Taking the Thyme (Sages)

Last Updated: 200217…200702

[DMG] “In order to find out, they must consult with a sage”

Although all classes can consult with a sage, nowhere are details on how to find one! Finding one sage isn’t good enough—the PC might want more than one. The DMG states: “any sage is capable of carrying on a discussion in any field of knowledge,” yet the costs and time for sagery are directly linked to the sage’s area of knowledge. The PC is best off starting with general questions to determine if the sage is knowledgeable in the area they care about, before they get heavily invested in a research project where they’re paying to teach the sage something the sage otherwise knows nothing about!

Of course, there could be a variety of “right” sages. If one is seeking information about an artifact or unidentified object, an expert in mushrooms might know that an item like the one asked about is known to help mushrooms grow. A historian might know of a kingdom that flourished because of an item as described that made mushrooms grow, etc.
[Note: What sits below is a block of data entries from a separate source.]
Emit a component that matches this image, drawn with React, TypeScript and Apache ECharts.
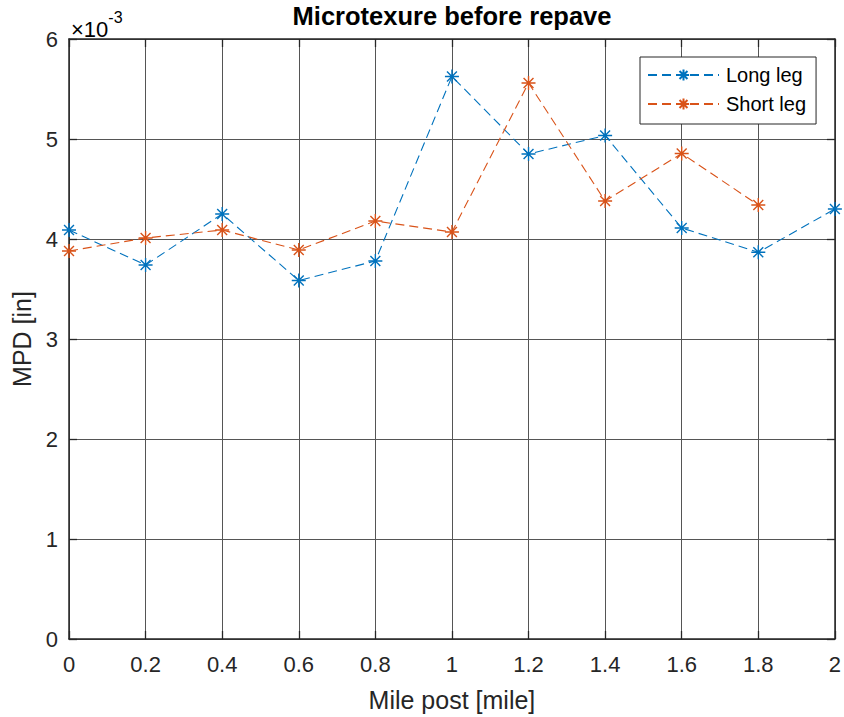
import React, { useEffect, useRef } from "react";
import * as echarts from "echarts";

// Mile post positions [mile]
const milePosts = [0, 0.2, 0.4, 0.6, 0.8, 1.0, 1.2, 1.4, 1.6, 1.8, 2.0];
// MPD values in units of 1e-3 in
const longLeg = [4.09, 3.74, 4.25, 3.585, 3.78, 5.625, 4.85, 5.035, 4.11, 3.867, 4.3];
const shortLeg = [3.88, 4.01, 4.09, 3.89, 4.18, 4.07, 5.56, 4.38, 4.855, 4.34];
const seriesNames = ["Long leg", "Short leg"];
const colors = ["#0072BD", "#D95319"];
const titleText = "Microtexure before repave";
const xName = "Mile post [mile]";
const yName = "MPD [in]";

const FONT = "'Liberation Sans', Arial, Helvetica, sans-serif";
const STAR = "path://M0,-10L0,10M-10,0L10,0M-7.07,-7.07L7.07,7.07M-7.07,7.07L7.07,-7.07";

export default function App() {
  const ref = useRef<HTMLDivElement>(null);
  useEffect(() => {
    if (!ref.current) return;
    const chart = echarts.init(ref.current, undefined, { renderer: "svg" });
    const mk = (name: string, vals: number[], color: string) => ({
      name,
      type: "line",
      data: vals.map((v, i) => [milePosts[i], v]),
      symbol: STAR,
      symbolSize: 14,
      showSymbol: true,
      color,
      lineStyle: { color, width: 1.1, type: [9, 5] },
      itemStyle: { color, borderColor: color, borderWidth: 1.4 },
      emphasis: { disabled: true },
      z: 5,
    });
    const frame = { show: true, onZero: false, lineStyle: { color: "#262626", width: 1.5 } };
    const tick = { show: true, inside: true, length: 8, lineStyle: { color: "#262626", width: 1.3 } };
    const split = { show: true, lineStyle: { color: "#555555", width: 1 } };
    chart.setOption({
      animation: false,
      backgroundColor: "#ffffff",
      title: {
        text: titleText,
        left: 452,
        textAlign: "center",
        top: 3,
        padding: 0,
        textStyle: { fontFamily: FONT, fontSize: 25.5, fontWeight: "bold", color: "#000" },
      },
      legend: {
        left: 640,
        top: 57,
        orient: "vertical",
        data: seriesNames,
        itemWidth: 71,
        itemHeight: 14,
        itemGap: 9,
        padding: [8, 10, 10, 7],
        backgroundColor: "#ffffff",
        borderColor: "#262626",
        borderWidth: 1,
        borderRadius: 0,
        textStyle: { fontFamily: FONT, fontSize: 20, color: "#000", padding: [0, 0, 0, 2] },
      },
      grid: { left: 69, top: 39, right: 8, bottom: 76, containLabel: false },
      xAxis: [
        {
          type: "value",
          min: 0,
          max: 2,
          interval: 0.2,
          axisLine: frame,
          axisTick: tick,
          splitLine: split,
          axisLabel: { fontFamily: FONT, fontSize: 22, color: "#262626", margin: 14 },
          name: xName,
          nameLocation: "middle",
          nameGap: 48,
          nameTextStyle: { fontFamily: FONT, fontSize: 25, color: "#262626" },
        },
        {
          type: "value",
          position: "top",
          min: 0,
          max: 2,
          interval: 0.2,
          axisLine: frame,
          axisTick: tick,
          splitLine: { show: false },
          axisLabel: { show: false },
        },
      ],
      yAxis: [
        {
          type: "value",
          min: 0,
          max: 6,
          interval: 1,
          axisLine: frame,
          axisTick: tick,
          splitLine: split,
          axisLabel: { fontFamily: FONT, fontSize: 22, color: "#262626", margin: 11 },
          name: yName,
          nameLocation: "middle",
          nameGap: 34,
          nameTextStyle: { fontFamily: FONT, fontSize: 25, color: "#262626" },
        },
        {
          type: "value",
          position: "right",
          min: 0,
          max: 6,
          interval: 1,
          axisLine: frame,
          axisTick: tick,
          splitLine: { show: false },
          axisLabel: { show: false },
        },
      ],
      graphic: [
        {
          type: "text",
          left: 71,
          top: 9,
          style: {
            text: "{a|×10}{b|-3}",
            rich: {
              a: { fontFamily: FONT, fontSize: 22, color: "#262626", verticalAlign: "bottom", padding: [9, 0, 0, 0] },
              b: { fontFamily: FONT, fontSize: 16, color: "#262626", verticalAlign: "top" },
            },
          },
        },
      ],
      series: [mk(seriesNames[0], longLeg, colors[0]), mk(seriesNames[1], shortLeg, colors[1])],
    });
    return () => chart.dispose();
  }, []);
  return (
    <div
      ref={ref}
      style={{ position: "absolute", left: 0, top: 0, width: 844, height: 717, background: "#fff" }}
    />
  );
}
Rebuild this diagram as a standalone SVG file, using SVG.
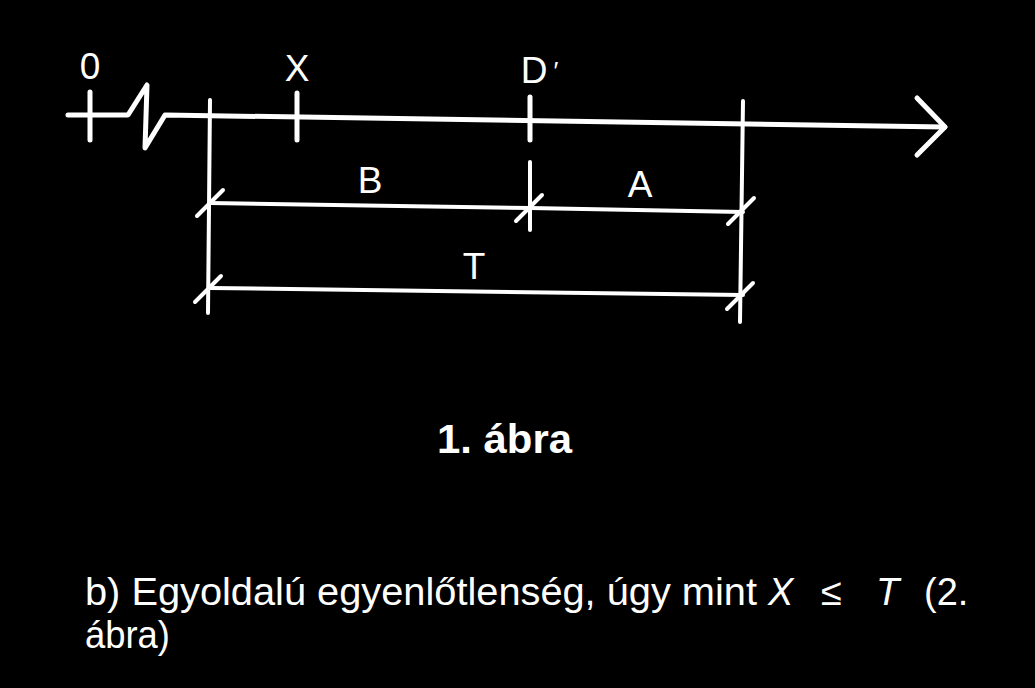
<svg xmlns="http://www.w3.org/2000/svg" width="1035" height="688" viewBox="0 0 1035 688">
<defs>
<style>
.ln{fill:none;stroke:#fff;stroke-width:5;stroke-linecap:round;stroke-linejoin:round}
.thin{fill:none;stroke:#fff;stroke-width:4;stroke-linecap:round}
.lbl{font-family:"Liberation Sans",Arial,sans-serif;font-size:37px;fill:#fff;text-anchor:middle}
.cap{font-family:"Liberation Sans",Arial,sans-serif;font-size:38px;fill:#fff}
.capb{font-family:"Liberation Sans",Arial,sans-serif;font-size:40px;font-weight:bold;fill:#fff}
</style>
<path id="slash" d="M-13,13 L13,-13" class="thin"/>
</defs>
<rect x="0" y="0" width="1035" height="688" fill="#000"/>

<g id="axis">
<polyline class="ln" points="68,115 128,115 147,85 145,148 165,115 945,127"/>
<polyline class="ln" points="917,98 945,127 917,155"/>
</g>

<g id="node-0">
<line class="ln" x1="90" y1="92" x2="90" y2="140"/>
<text class="lbl" x="90" y="79">0</text>
</g>
<g id="node-X">
<line class="ln" x1="297" y1="93" x2="297" y2="140"/>
<text class="lbl" x="297" y="81">X</text>
</g>
<g id="node-D">
<line class="ln" x1="530" y1="97" x2="530" y2="140"/>
<text class="lbl" x="534" y="83">D</text>
<text class="lbl" x="556" y="80" style="font-size:26px">′</text>
</g>

<g id="connectors">
<line class="thin" x1="210" y1="100" x2="208" y2="313"/>
<line class="thin" x1="743" y1="101" x2="740" y2="322"/>
<line class="thin" x1="530" y1="162" x2="530" y2="230"/>
<polyline class="thin" points="210,203 530,208 743,212"/>
<line class="thin" x1="210" y1="288" x2="743" y2="295"/>
<use href="#slash" x="210" y="203"/>
<use href="#slash" x="529" y="208"/>
<use href="#slash" x="741" y="211"/>
<use href="#slash" x="208" y="289"/>
<use href="#slash" x="740" y="296"/>
</g>

<g id="label-B"><text class="lbl" x="370" y="193">B</text></g>
<g id="label-A"><text class="lbl" x="640" y="197">A</text></g>
<g id="label-T"><text class="lbl" x="474" y="279">T</text></g>

<g id="caption">
<text class="capb" x="437" y="453" textLength="135" lengthAdjust="spacingAndGlyphs">1. ábra</text>
</g>

<g id="text">
<text class="cap" y="605"><tspan x="85" textLength="672" lengthAdjust="spacingAndGlyphs">b) Egyoldalú egyenlőtlenség, úgy mint</tspan><tspan x="768" font-style="italic">X</tspan><tspan x="821">≤</tspan><tspan x="876" font-style="italic">T</tspan><tspan x="924">(2.</tspan></text>
<text class="cap" x="85" y="648" textLength="85" lengthAdjust="spacingAndGlyphs">ábra)</text>
</g>
</svg>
So how does a PC find a sage? I use the chances of hiring henchmen as the baseline to fill in some of the gaps.  Information here also reordered to be (hopefully) more usable.

The chance of a sage knowing the answer to a question depends on the competence of the mage in the area of the question and the nature of the question: general, specific, or exacting. Many different fields could apply depending on the nature of the question, learning from the history of a culture, their nature of the planes, etc. But how to determine the nature of the question is more complex.

For the “default” case—”What does this magic item do?”—the PC has created the most exacting of questions. However, the nature of the item can be considered based on the commonality of the item in question. A fairly common item might be only specific. A unique item that shaped the entire culture might be answerable in the general sense.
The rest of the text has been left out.